The Nun and the Partisan/Runners in the Night/Vito's Big Score

Pub Date: Aug. 19th, 2010
ISBN: 978-1453767481
Publisher: CreateSpace

A trio of self-styled novellas brimming with potential.

Nero’s (Visiting Vincent Van Gogh, 2010, etc.) sparse cast is made up of lost individuals orbiting the fringes and seeking some form of autonomy, real or imagined. “Whatever you are,” suggests one character, “like me, you are an outsider. Outside of your order, outside of society, outside of wherever and whatever it is that you came from.” In The Nun and the Partisan, Sister Vinessa uses a book of mnemonics to create a “mental palace” that offers respite from the monotony of Italian convent life. Her seemingly harmless daydreams take a cerebral turn when she encounters a rebel soldier on the convent grounds and imprisons him in her mind. A dusty campfire tale, Runners in the Night centers on a council of vagabonds debating the existence of the elusive, Atlantis-like city of Barston.
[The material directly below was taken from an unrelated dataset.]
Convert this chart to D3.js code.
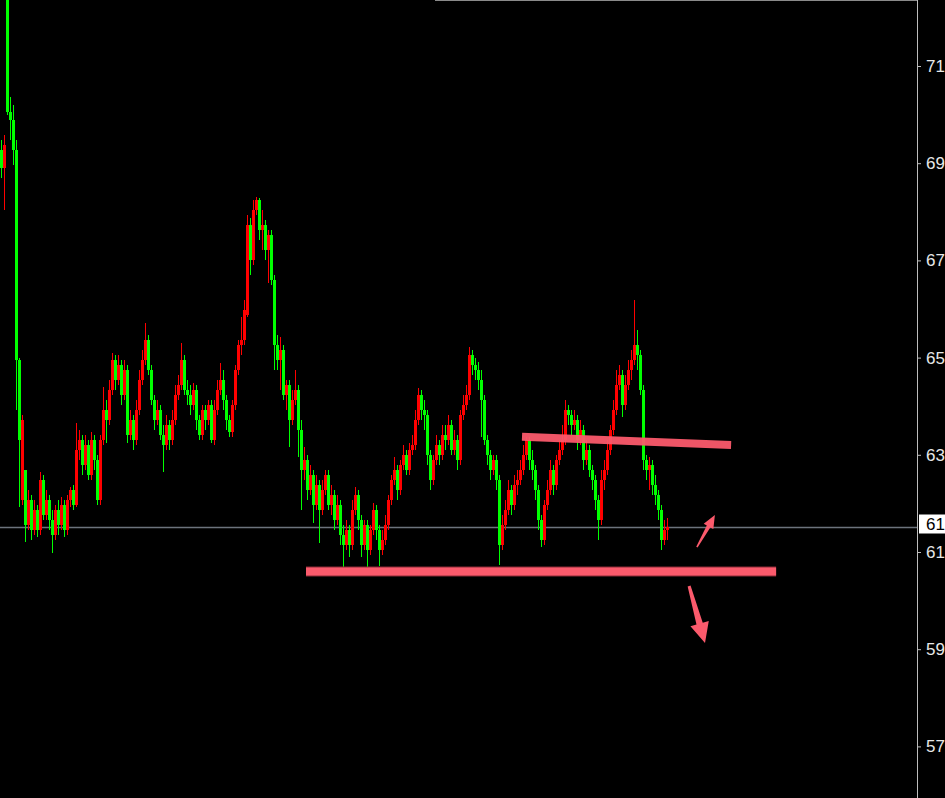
<!DOCTYPE html>
<html lang="en">
<head>
<meta charset="UTF-8">
<title>Chart</title>
<script src="https://cdn.jsdelivr.net/npm/d3@7"></script>
<style>
  * { margin: 0; padding: 0; }
  body { background: #000; overflow: hidden; }
  svg { display: block; }
</style>
</head>
<body>
<svg></svg>
<script>
// one bar per entry, oldest first
const open = [69.27,68.90,74.00,70.05,69.88,69.27,64.95,62.07,62.69,61.55,
  62.07,61.45,61.87,61.45,62.48,61.76,62.07,61.66,61.35,61.87,
  61.55,61.97,61.45,62.07,62.28,61.97,63.10,63.31,62.79,63.20,
  62.59,63.31,62.89,62.07,63.31,63.92,63.72,64.33,64.95,64.54,
  64.85,64.23,64.74,63.41,63.72,63.31,63.92,64.54,64.95,65.36,
  64.74,64.13,63.72,63.92,63.41,63.20,63.61,63.31,63.72,64.23,
  64.44,64.95,64.33,64.23,64.03,64.33,63.72,63.41,63.92,63.72,
  64.03,63.31,63.92,64.33,64.54,64.13,63.72,63.47,64.03,64.74,
  65.26,65.36,65.87,67.73,67.01,68.03,68.24,67.62,67.73,67.21,
  67.52,66.59,65.26,64.95,65.16,64.23,64.44,63.72,64.13,64.33,
  63.51,62.69,62.89,62.28,62.59,61.97,62.38,61.87,62.28,62.59,
  61.97,62.18,61.66,61.97,61.35,61.15,61.45,61.15,61.87,62.18,
  61.66,61.15,61.55,61.04,61.45,61.87,61.45,61.04,61.25,61.55,
  62.07,62.48,62.69,62.28,62.79,63.00,62.69,63.10,63.20,63.72,
  64.23,63.92,63.82,63.00,62.48,62.89,63.20,63.00,63.41,63.31,
  63.61,63.10,63.31,62.89,63.82,64.03,64.23,65.05,64.85,64.74,
  64.54,64.13,63.31,63.00,62.69,62.89,62.48,61.15,61.55,61.87,
  62.28,61.97,62.38,62.48,62.69,63.00,63.31,62.89,62.69,62.28,
  61.66,61.25,61.97,62.28,62.69,62.38,62.89,63.10,63.31,63.92,
  63.82,63.61,63.72,63.31,63.51,62.89,63.10,62.69,62.48,62.07,
  61.66,62.48,62.69,63.10,63.51,63.92,64.44,64.64,64.03,64.44,
  64.74,64.95,65.26,65.05,64.33,62.89,62.69,62.79,62.38,62.18,
  61.87,61.25,61.45];
const close = [68.90,69.37,70.05,69.88,69.27,64.95,63.31,63.72,61.55,62.07,
  61.45,61.87,61.45,62.48,61.76,62.07,61.66,61.35,61.87,61.55,
  61.97,61.45,62.07,62.28,61.97,63.10,63.31,62.79,63.20,62.59,
  63.31,62.89,62.07,63.31,63.92,63.72,64.33,64.95,64.54,64.85,
  64.23,64.74,63.41,63.72,63.31,63.92,64.54,64.95,65.36,64.74,
  64.13,63.72,63.92,63.41,63.20,63.61,63.31,63.72,64.23,64.44,
  64.95,64.33,64.23,64.03,64.33,63.72,63.41,63.92,63.72,64.03,
  63.31,63.92,64.33,64.54,64.13,63.72,63.47,64.03,64.74,65.26,
  65.36,65.98,67.73,67.01,68.03,68.24,67.62,67.73,67.21,67.52,
  66.59,65.26,64.95,65.16,64.23,64.44,63.72,64.13,64.33,63.51,
  62.69,62.89,62.28,62.59,61.97,62.38,61.87,62.28,62.59,61.97,
  62.18,61.66,61.97,61.35,61.15,61.45,61.15,61.87,62.18,61.66,
  61.15,61.55,61.04,61.45,61.87,61.45,61.04,61.25,61.55,62.07,
  62.48,62.69,62.28,62.79,63.00,62.69,63.10,63.20,63.72,64.23,
  63.92,63.82,63.00,62.48,62.89,63.20,63.00,63.41,63.31,63.61,
  63.10,63.31,62.89,63.82,64.03,64.23,65.05,64.85,64.74,64.54,
  64.13,63.31,63.00,62.69,62.89,62.48,61.15,61.55,61.87,62.28,
  61.97,62.38,62.48,62.69,63.00,63.31,62.89,62.69,62.28,61.66,
  61.25,61.97,62.28,62.69,62.38,62.89,63.10,63.31,63.92,63.82,
  63.61,63.72,63.31,63.51,62.89,63.10,62.69,62.48,62.07,61.66,
  62.48,62.69,63.10,63.51,63.92,64.44,64.64,64.03,64.44,64.74,
  64.95,65.26,65.05,64.33,62.89,62.69,62.79,62.38,62.18,61.87,
  61.25,61.45,61.51];
const high = [69.47,69.57,74.00,70.36,70.19,69.47,64.99,63.82,62.69,62.28,
  62.18,62.07,61.97,62.65,62.59,62.28,62.18,61.87,61.97,62.07,
  62.13,62.07,62.18,62.34,62.38,63.66,63.51,63.41,63.41,63.31,
  63.47,63.41,63.00,63.41,64.40,64.13,64.54,65.09,65.05,65.05,
  64.95,64.95,64.85,63.92,63.82,64.13,64.74,65.16,65.71,65.46,
  64.85,64.23,64.13,64.03,63.61,63.82,63.72,63.92,64.44,64.64,
  65.30,65.05,64.54,64.44,64.48,64.44,63.82,64.03,64.03,64.13,
  64.13,64.13,64.54,64.89,64.74,64.23,63.82,64.13,64.85,65.36,
  65.83,66.18,67.93,67.87,68.24,68.30,68.28,68.03,67.83,67.62,
  67.62,66.70,65.46,65.42,65.26,64.54,64.54,64.33,64.74,64.44,
  63.72,63.16,63.00,62.79,62.69,62.59,62.48,62.48,62.69,62.69,
  62.38,62.28,62.18,62.07,61.55,61.66,61.55,62.07,62.34,62.28,
  61.76,61.66,61.66,61.55,62.01,61.97,61.55,61.45,61.76,62.18,
  62.59,62.96,62.79,62.89,63.20,63.10,63.24,63.41,63.92,64.37,
  64.33,64.13,63.92,63.10,63.00,63.41,63.31,63.61,63.61,63.82,
  63.72,63.51,63.41,63.92,64.23,64.44,65.22,65.16,64.99,64.91,
  64.74,64.23,63.41,63.10,63.00,63.00,62.59,61.76,62.07,62.48,
  62.38,62.59,62.69,62.89,63.20,63.37,63.37,63.10,62.79,62.38,
  61.76,62.07,62.48,62.89,62.79,63.00,63.31,63.61,64.13,64.03,
  63.92,63.92,63.82,63.72,63.61,63.31,63.20,62.79,62.59,62.18,
  62.69,62.89,63.31,63.61,64.13,64.74,64.85,64.74,64.64,64.95,
  65.16,66.18,65.57,65.16,64.44,63.00,62.96,62.89,62.59,62.28,
  61.97,61.66,61.70];
const low = [68.69,68.03,69.99,69.47,68.96,63.92,61.93,61.97,61.21,61.45,
  61.25,61.35,61.31,61.35,61.66,61.66,61.45,60.98,61.25,61.35,
  61.45,61.31,61.35,61.93,61.87,61.93,62.89,62.59,62.69,62.48,
  62.48,62.69,61.97,61.97,63.20,63.24,63.61,64.23,64.33,64.44,
  64.03,64.13,63.24,63.31,63.10,63.20,63.82,64.44,64.85,64.64,
  64.03,63.51,63.61,63.31,62.65,63.10,63.10,63.20,63.61,64.13,
  64.33,64.23,64.03,63.82,63.92,63.51,63.31,63.31,63.51,63.61,
  63.24,63.20,63.82,64.23,63.92,63.51,63.37,63.37,63.92,64.64,
  65.05,65.26,65.83,66.70,66.90,67.93,67.42,67.21,67.01,66.53,
  66.49,64.74,64.74,64.33,64.13,63.92,63.16,63.61,64.03,62.96,
  61.87,62.48,62.07,62.18,61.60,61.87,61.19,61.76,62.18,61.87,
  61.76,61.45,61.55,61.15,60.53,61.04,60.90,61.04,61.76,61.45,
  60.90,61.04,60.70,60.94,61.35,61.25,60.72,60.94,61.15,61.45,
  61.97,62.38,62.07,62.18,62.69,62.59,62.59,63.00,63.10,63.61,
  63.72,63.51,62.79,62.28,62.38,62.79,62.79,62.89,63.10,63.20,
  63.00,63.00,62.69,62.79,63.72,63.92,64.13,64.64,64.54,64.33,
  63.37,63.20,62.79,62.48,62.59,62.28,60.74,61.04,61.45,61.76,
  61.76,61.87,62.18,62.38,62.59,62.89,62.69,62.48,62.07,61.45,
  61.11,61.15,61.87,62.18,62.18,62.28,62.79,63.00,63.20,63.61,
  63.41,63.51,63.10,63.20,62.69,62.79,62.55,62.28,61.87,61.25,
  61.55,62.28,62.59,63.00,63.41,63.82,64.33,63.78,63.92,64.33,
  64.54,64.85,64.74,64.23,62.69,62.48,62.28,62.18,61.97,61.66,
  61.04,61.15,61.25];

const yTicks = [57, 59, 61, 63, 65, 67, 69, 71];

// hand drawn marks, as [bar index, price]
const support = [[102, 60.60], [258.7, 60.60]];
const resistance = [[174, 63.37], [243.7, 63.20]];
const arrowUp = [[232.3, 61.10], [238.3, 61.76]];
const arrowDown = [[229.7, 60.30], [235, 59.13]];

const width = 945, height = 798, axisX = 917;
const svg = d3.select('svg').attr('width', width).attr('height', height);
svg.append('rect').attr('width', width).attr('height', height).attr('fill', '#000');

const N = close.length;
const x = d3.scaleLinear().domain([0, N]).range([0, N * 3]);
const y = d3.scaleLinear().domain([61, 71]).range([552, 66]);
const font = '17px "Liberation Sans", Arial, sans-serif';

// frame
svg.append('line').attr('x1', 435).attr('x2', axisX).attr('y1', 0.5).attr('y2', 0.5)
    .attr('stroke', '#8a8a8a');
svg.append('line').attr('x1', axisX + 0.5).attr('x2', axisX + 0.5).attr('y1', 0).attr('y2', height)
    .attr('stroke', '#bdbdbd');

// last price line
const last = close[N - 1];
const ly = Math.round(y(last)) + 0.5;
svg.append('line').attr('x1', 0).attr('x2', axisX).attr('y1', ly).attr('y2', ly)
    .attr('stroke', '#6c737c').attr('stroke-width', 1.5);

// candles (red = up, green = down)
const color = i => close[i] >= open[i] ? '#ff0000' : '#00ff00';
const plot = svg.append('g').attr('shape-rendering', 'crispEdges');
plot.selectAll('rect.wick').data(d3.range(N)).join('rect').attr('class', 'wick')
    .attr('x', i => x(i) + 1).attr('width', 1)
    .attr('y', i => y(high[i]))
    .attr('height', i => Math.max(1, y(low[i]) - y(high[i])))
    .attr('fill', color);
plot.selectAll('rect.body').data(d3.range(N)).join('rect').attr('class', 'body')
    .attr('x', i => x(i)).attr('width', 3)
    .attr('y', i => y(Math.max(open[i], close[i])))
    .attr('height', i => Math.max(1, Math.abs(y(open[i]) - y(close[i]))))
    .attr('fill', color);

// price axis
const axis = svg.append('g').attr('transform', `translate(${axisX},0)`)
    .call(d3.axisRight(y).tickValues(yTicks).tickSize(4).tickPadding(5).tickFormat(d3.format('d')));
axis.select('.domain').remove();
axis.selectAll('line').attr('stroke', '#bdbdbd');
axis.selectAll('text').attr('fill', '#e8e8e8').style('font', font);

// last price label (only the whole part fits in the margin)
svg.append('rect').attr('x', axisX + 2).attr('y', ly - 13).attr('width', width - axisX - 2).attr('height', 19)
    .attr('fill', '#fff');
svg.append('text').attr('x', axisX + 9).attr('y', ly - 3.5).attr('dy', '0.35em')
    .attr('fill', '#000').style('font', font)
    .text(Math.trunc(last));

// annotations
const pink = '#fb5a6c';
const pt = d => [x(d[0]), y(d[1])];
const drawLine = (seg, w, c) => svg.append('line')
    .attr('x1', pt(seg[0])[0]).attr('y1', pt(seg[0])[1])
    .attr('x2', pt(seg[1])[0]).attr('y2', pt(seg[1])[1])
    .attr('stroke', c).attr('stroke-width', w);
drawLine(support, 10, '#8a2a36');
drawLine(support, 8, pink);
drawLine(resistance, 8, pink).attr('opacity', 0.95);

function arrowPoints(seg, tailW, neckW, headW, headL) {
    const p0 = pt(seg[0]), p1 = pt(seg[1]);
    const dx = p1[0] - p0[0], dy = p1[1] - p0[1], len = Math.hypot(dx, dy);
    const ux = dx / len, uy = dy / len, nx = -uy, ny = ux;
    const bx = p1[0] - ux * headL, by = p1[1] - uy * headL;
    const P = (px, py, w) => [px + nx * w / 2, py + ny * w / 2];
    return [P(p0[0], p0[1], tailW), P(bx, by, neckW), P(bx, by, headW), p1,
        P(bx, by, -headW), P(bx, by, -neckW), P(p0[0], p0[1], -tailW)]
        .map(p => p.join(',')).join(' ');
}
svg.append('polygon').attr('points', arrowPoints(arrowUp, 1.5, 4, 11, 13)).attr('fill', pink);
svg.append('polygon').attr('points', arrowPoints(arrowDown, 3, 6.5, 19, 20)).attr('fill', pink);
</script>
</body>
</html>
When a drifter named Virgil happens upon their camp, claiming to have spent years in that paradise only to be cast out forever, they implore him to share his story. His recollection is filled with enough raw longing to send readers scanning a globe for Barston’s mythical coordinates. Though Vito’s Big Score is the longest story, offering the most in the way of plot, it’s also the weakest of the three. Drawing on the author’s own career as an artist, it chronicles the rise of disgruntled Vito, a painter whose brilliant oeuvre is ignored by the galleries because he doesn’t fit the attractive artist’s profile. He finds a solution in his zealous younger neighbor, Guido, who christens himself Mimo di Modi and passes off Vito’s paintings as his own. As Guido’s fame ignites, Vito finds himself resenting the boy’s self-aggrandizing behavior. Its frenetic dialogue and partially realized characters leave it feeling more like a draft than the former two stories. The novellas excel in their spare, reflective qualities that can feel fablelike, though they read more like a series of sketches than a complete body of work.

A palatable collection that has some trouble finding its way home.